>> Begin Collected data

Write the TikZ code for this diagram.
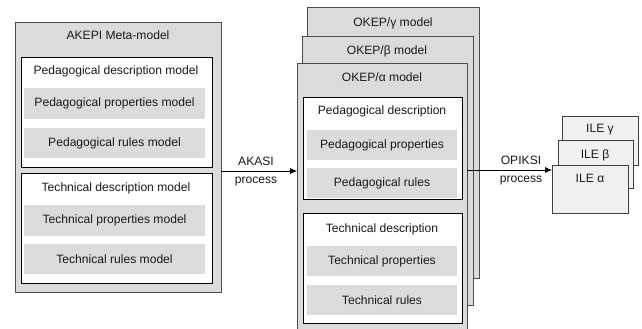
\documentclass[tikz,border=0pt]{standalone}
\usepackage{fontspec}
\setmainfont{Liberation Sans}
\usetikzlibrary{arrows.meta}
\begin{document}
\begin{tikzpicture}[x=1pt,y=-1pt,
  font=\fontsize{12.1}{14}\selectfont,
  every node/.style={text=black!90},
  box/.style={anchor=north west, inner sep=0pt, outer sep=0pt},
  outerbox/.style={box, draw=black!70, fill=gray!28, line width=0.9pt},
  innerbox/.style={box, draw=black, fill=white, line width=0.8pt},
  itembox/.style={box, draw=none, fill=gray!28},
  ilebox/.style={box, draw=black!75, fill=gray!12, line width=0.9pt},
  conn/.style={-{Latex[length=7pt,width=6pt]}, line width=0.7pt, draw=black}]
\useasboundingbox (0,0) rectangle (642,329);

% ---------- AKEPI meta-model ----------
\node[outerbox, minimum width=206pt, minimum height=270pt] (akepi) at (15,22) {};
\node (akepiT) at (118,35) {AKEPI Meta-model};
\node[innerbox, minimum width=191pt, minimum height=110pt] (lped) at (21,57) {};
\node (lpedT) at (116,71) {Pedagogical description model};
\node[itembox, minimum width=181pt, minimum height=31pt] (lpp) at (24,88) {};
\node at (lpp.center) {Pedagogical properties model};
\node[itembox, minimum width=181pt, minimum height=30pt] (lpr) at (24,128) {};
\node at (lpr.center) {Pedagogical rules model};
\node[innerbox, minimum width=191pt, minimum height=110pt] (ltec) at (21,173) {};
\node (ltecT) at (116,188) {Technical description model};
\node[itembox, minimum width=181pt, minimum height=31pt] (ltp) at (24,205) {};
\node at (ltp.center) {Technical properties model};
\node[itembox, minimum width=181pt, minimum height=30pt] (ltr) at (24,244) {};
\node at (ltr.center) {Technical rules model};

% ---------- OKEP models ----------
\node[outerbox, minimum width=172pt, minimum height=271pt] (okg) at (307,7) {};
\node (okgT) at (393,23) {OKEP/γ model};
\node[outerbox, minimum width=171pt, minimum height=269pt] (okb) at (302,36) {};
\node (okbT) at (387,51) {OKEP/β model};
\node[outerbox, minimum width=170pt, minimum height=270pt] (oka) at (297,63) {};
\node (okaT) at (382,77) {OKEP/α model};
\node[innerbox, minimum width=159pt, minimum height=102pt] (rped) at (303,97) {};
\node (rpedT) at (382,111) {Pedagogical description};
\node[itembox, minimum width=150pt, minimum height=30pt] (rpp) at (307,130) {};
\node at (rpp.center) {Pedagogical properties};
\node[itembox, minimum width=150pt, minimum height=30pt] (rpr) at (307,168) {};
\node at (rpr.center) {Pedagogical rules};
\node[innerbox, minimum width=159pt, minimum height=110pt] (rtec) at (303,213) {};
\node (rtecT) at (382,229) {Technical description};
\node[itembox, minimum width=150pt, minimum height=30pt] (rtp) at (307,246) {};
\node at (rtp.center) {Technical properties};
\node[itembox, minimum width=150pt, minimum height=30pt] (rtr) at (307,285) {};
\node at (rtr.center) {Technical rules};

% ---------- ILE ----------
\node[ilebox, minimum width=76pt, minimum height=49pt] (ileg) at (562,116) {};
\node (ilegT) at (600,130) {ILE γ};
\node[ilebox, minimum width=75pt, minimum height=48pt] (ileb) at (558,140) {};
\node (ilebT) at (595,155) {ILE β};
\node[ilebox, minimum width=76pt, minimum height=48pt] (ilea) at (552,165) {};
\node (ileaT) at (590,178) {ILE α};

% ---------- connectors ----------
\coordinate (a1) at (akepi.east |- 0,171);
\draw[conn] (a1) -- (a1 -| oka.west);
\node (akasi) at (256,161) {AKASI};
\node (akasip) at (256,181) {process};

\coordinate (o1) at (oka.east |- 0,170);
\draw[conn] (o1) -- (o1 -| ilea.west);
\node (opiksi) at (521,160) {OPIKSI};
\node (opiksip) at (521,180) {process};
\end{tikzpicture}
\end{document}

>> End Collected data

- Short task: Quote in full the listing given above; the images are to be left out.

- Result:
Write the TikZ code for this diagram.
\documentclass[tikz,border=0pt]{standalone}
\usepackage{fontspec}
\setmainfont{Liberation Sans}
\usetikzlibrary{arrows.meta}
\begin{document}
\begin{tikzpicture}[x=1pt,y=-1pt,
  font=\fontsize{12.1}{14}\selectfont,
  every node/.style={text=black!90},
  box/.style={anchor=north west, inner sep=0pt, outer sep=0pt},
  outerbox/.style={box, draw=black!70, fill=gray!28, line width=0.9pt},
  innerbox/.style={box, draw=black, fill=white, line width=0.8pt},
  itembox/.style={box, draw=none, fill=gray!28},
  ilebox/.style={box, draw=black!75, fill=gray!12, line width=0.9pt},
  conn/.style={-{Latex[length=7pt,width=6pt]}, line width=0.7pt, draw=black}]
\useasboundingbox (0,0) rectangle (642,329);

% ---------- AKEPI meta-model ----------
\node[outerbox, minimum width=206pt, minimum height=270pt] (akepi) at (15,22) {};
\node (akepiT) at (118,35) {AKEPI Meta-model};
\node[innerbox, minimum width=191pt, minimum height=110pt] (lped) at (21,57) {};
\node (lpedT) at (116,71) {Pedagogical description model};
\node[itembox, minimum width=181pt, minimum height=31pt] (lpp) at (24,88) {};
\node at (lpp.center) {Pedagogical properties model};
\node[itembox, minimum width=181pt, minimum height=30pt] (lpr) at (24,128) {};
\node at (lpr.center) {Pedagogical rules model};
\node[innerbox, minimum width=191pt, minimum height=110pt] (ltec) at (21,173) {};
\node (ltecT) at (116,188) {Technical description model};
\node[itembox, minimum width=181pt, minimum height=31pt] (ltp) at (24,205) {};
\node at (ltp.center) {Technical properties model};
\node[itembox, minimum width=181pt, minimum height=30pt] (ltr) at (24,244) {};
\node at (ltr.center) {Technical rules model};

% ---------- OKEP models ----------
\node[outerbox, minimum width=172pt, minimum height=271pt] (okg) at (307,7) {};
\node (okgT) at (393,23) {OKEP/γ model};
\node[outerbox, minimum width=171pt, minimum height=269pt] (okb) at (302,36) {};
\node (okbT) at (387,51) {OKEP/β model};
\node[outerbox, minimum width=170pt, minimum height=270pt] (oka) at (297,63) {};
\node (okaT) at (382,77) {OKEP/α model};
\node[innerbox, minimum width=159pt, minimum height=102pt] (rped) at (303,97) {};
\node (rpedT) at (382,111) {Pedagogical description};
\node[itembox, minimum width=150pt, minimum height=30pt] (rpp) at (307,130) {};
\node at (rpp.center) {Pedagogical properties};
\node[itembox, minimum width=150pt, minimum height=30pt] (rpr) at (307,168) {};
\node at (rpr.center) {Pedagogical rules};
\node[innerbox, minimum width=159pt, minimum height=110pt] (rtec) at (303,213) {};
\node (rtecT) at (382,229) {Technical description};
\node[itembox, minimum width=150pt, minimum height=30pt] (rtp) at (307,246) {};
\node at (rtp.center) {Technical properties};
\node[itembox, minimum width=150pt, minimum height=30pt] (rtr) at (307,285) {};
\node at (rtr.center) {Technical rules};

% ---------- ILE ----------
\node[ilebox, minimum width=76pt, minimum height=49pt] (ileg) at (562,116) {};
\node (ilegT) at (600,130) {ILE γ};
\node[ilebox, minimum width=75pt, minimum height=48pt] (ileb) at (558,140) {};
\node (ilebT) at (595,155) {ILE β};
\node[ilebox, minimum width=76pt, minimum height=48pt] (ilea) at (552,165) {};
\node (ileaT) at (590,178) {ILE α};

% ---------- connectors ----------
\coordinate (a1) at (akepi.east |- 0,171);
\draw[conn] (a1) -- (a1 -| oka.west);
\node (akasi) at (256,161) {AKASI};
\node (akasip) at (256,181) {process};

\coordinate (o1) at (oka.east |- 0,170);
\draw[conn] (o1) -- (o1 -| ilea.west);
\node (opiksi) at (521,160) {OPIKSI};
\node (opiksip) at (521,180) {process};
\end{tikzpicture}
\end{document}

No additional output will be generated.